== Recorded data ==
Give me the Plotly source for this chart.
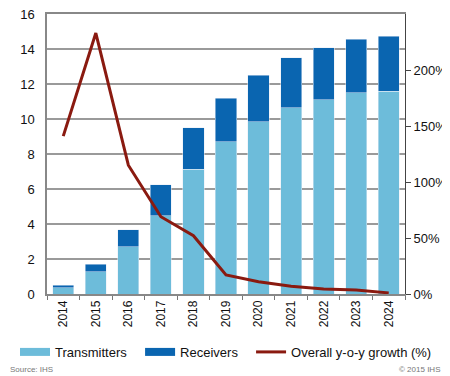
import plotly.graph_objects as go

years = ["2014", "2015", "2016", "2017", "2018", "2019", "2020", "2021", "2022", "2023", "2024"]
transmitters = [0.35, 1.26, 2.69, 4.46, 7.14, 8.69, 9.83, 10.63, 11.09, 11.49, 11.6]
receivers = [0.15, 0.45, 0.97, 1.77, 2.36, 2.51, 2.68, 2.86, 2.97, 3.08, 3.14]
growth = [141, 233, 115, 69, 52, 17, 11, 7, 4.5, 3.5, 1]

left_ticks = [0, 2, 4, 6, 8, 10, 12, 14, 16]
right_ticks = [0, 50, 100, 150, 200]
right_labels = ["0%", "50%", "100%", "150%", "200%"]

C_TX = "#6dbcda"
C_RX = "#0a65b0"
C_LINE = "#8a1a10"
FONT = "Liberation Sans, Arial, sans-serif"

fig = go.Figure()
fig.add_trace(go.Bar(x=years, y=transmitters, marker_color=C_TX, name="Transmitters",
                     showlegend=False))
fig.add_trace(go.Bar(x=years, y=receivers, marker_color=C_RX, name="Receivers",
                     showlegend=False))
fig.add_trace(go.Scatter(x=years, y=growth, yaxis="y2", mode="lines",
                         line=dict(color=C_LINE, width=3), showlegend=False))
# legend proxies (one legend each, to place them like the reference)
for nm, col, w, lg in [("Transmitters", C_TX, 8, "legend"), ("Receivers", C_RX, 8, "legend2"),
                       ("Overall y-o-y growth (%)", C_LINE, 3, "legend3")]:
    fig.add_trace(go.Scatter(x=[None], y=[None], mode="lines", name=nm, legend=lg,
                             line=dict(color=col, width=w)))

leg_common = dict(orientation="h", xanchor="left", yanchor="middle", y=-0.207,
                  font=dict(size=13), bgcolor="rgba(0,0,0,0)", itemwidth=30)

fig.update_layout(
    width=442, height=368,
    margin=dict(l=39, r=45, t=6, b=82, autoexpand=False),
    barmode="stack", bargap=0.35,
    plot_bgcolor="white", paper_bgcolor="white",
    font=dict(family=FONT, size=13, color="#111"),
    xaxis=dict(tickangle=-90, ticks="outside", tickson="boundaries", ticklen=4,
               tickcolor="#777", showline=True, linecolor="#888", linewidth=1.5,
               mirror=True, tickfont=dict(size=12), showgrid=False, automargin=False),
    yaxis=dict(range=[0, 16], tickmode="array", tickvals=left_ticks,
               ticktext=[str(v) for v in left_ticks], showgrid=True, gridcolor="#9a9a9a",
               gridwidth=1.5, showline=True, linecolor="#888", linewidth=1.5,
               zeroline=False, ticks="", ticklabelstandoff=8, ticklabeloverflow="allow",
               tickfont=dict(size=13), automargin=False),
    yaxis2=dict(range=[0, 250], tickmode="array", tickvals=right_ticks, ticktext=right_labels,
                overlaying="y", side="right", showgrid=False, showline=True,
                linecolor="#444", linewidth=1, ticks="outside", ticklen=5, tickcolor="#444",
                zeroline=False, tickfont=dict(size=13), automargin=False,
                ticklabeloverflow="allow"),
    legend=dict(x=-0.0894, **leg_common),
    legend2=dict(x=0.26, **leg_common),
    legend3=dict(x=0.57, **leg_common),
    annotations=[
        dict(text="Source: IHS", x=-0.109, y=-0.268, xref="paper", yref="paper",
             xanchor="left", yanchor="middle", showarrow=False,
             font=dict(size=8, color="#777")),
        dict(text="© 2015 IHS", x=1.103, y=-0.268, xref="paper", yref="paper",
             xanchor="right", yanchor="middle", showarrow=False,
             font=dict(size=8, color="#777")),
    ],
)
fig.write_html("out.html")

== What you need to do ==
Leave the pictures out and reproduce exactly the lines from the top of the listing above through the line with "import plotly.graph_objects as go".

== Answer to this problem ==
Give me the Plotly source for this chart.
import plotly.graph_objects as go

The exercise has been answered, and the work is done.